The show, which is almost but not quite finished, has lots of fun things in it: a short film that documents a mad dash to the venue including backstage antics involving the mild destruction of Ian’s trombone (argh, sorry Ianni; I’m still breaking out in cold sweats over this blunder); a delightful story about endless private practice featuring a violently screeching art deco mirror; a roaring, rumbling bin, a state-of-the-art, wooden Hypobone, and a Pete Doherty-circa-2005 impression replete with smoke machines and the moodiest lighting; and an 18-minute musicological not-quite-spoof paper on Berio’s Sequenze, his broader contributions to electronic music, and the aesthetic overlaps of his brand of modern musicking and Grock’s approach to clowning. Oh, and Ian plays the original Berio like an utter don. Granted, I’m not impartial, but I’m also not lying: there are even Phat Beats. We almost video[graph]ed the work-in-progress showing on the Thursday evening, but decided it wasn’t quite as polished as we’d like it to be before presenting it to The Hordes of Internet, so for now here’s a photograph of the stage after soundcheck, just before being populated with theatrical amusements. Of course, better documentation will follow. Enormous thanks to all of the programmers, technicians, and Glasshouse staff for creating and facilitating the opportunity, and especially to Matthew Jones, who gave us the nudge we needed to apply. We’ll be back with the finished thing as soon as we have it done.

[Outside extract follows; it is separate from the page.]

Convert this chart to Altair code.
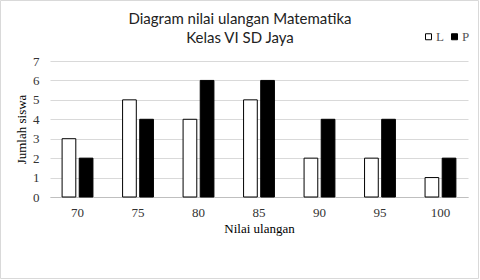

Some more fun news that seems to signal a general return to Business as it Was Before Everything Happened; at the invitation of Willapa Bay AiR, I’ll spend the month of June on a twenty-kilometer long spit in the Pacific Ocean in Washington state near the Oregon border (seriously, check it out), working on a piece I have mentioned on this page a few times; Noble Gases, an operatish exposition on lighter-than-air travel, obscure wartime legislation on US helium exports, and the sonico-historical resonances between New Jersey and German house and techno music, wrapped neatly in a backpack for the power-pairing of Nina Guo (your new favourite singer), and Edward Kass (my mother’s favourite double bass player), AKA Departure Duo, and probably some video and text bits. This piece has been in the works for a while now, and it’s very satisfying to see the individual moving parts for its realisation begin to come together. Many thanks to the panel at WBAiR for having me, and hello in advance to my fellow residents; I’m looking forward to meeting you all! Let’s have a ball among the waves and oysters of Oysterville…
This post feels a little bald without some sound, so above I’ve dropped a tiny, very rough, (but still quite nice?) snippet of a side project I’m working on with the multitalented Rob Hughes under the moniker Wire & Wood; a guitar & xylophone softcore duo through which we’re trying to focus on honing forms that do the musical most with the material minimum. This sketch isn’t really what we sound like, but it’s the season of giving, and it’s something kind of warm in which to briefly bathe your eardrums, though to me feels sort of bleak and grey also, a bit like the Pacific Northwest? Happy whichever festival of light you do or don’t celebrate!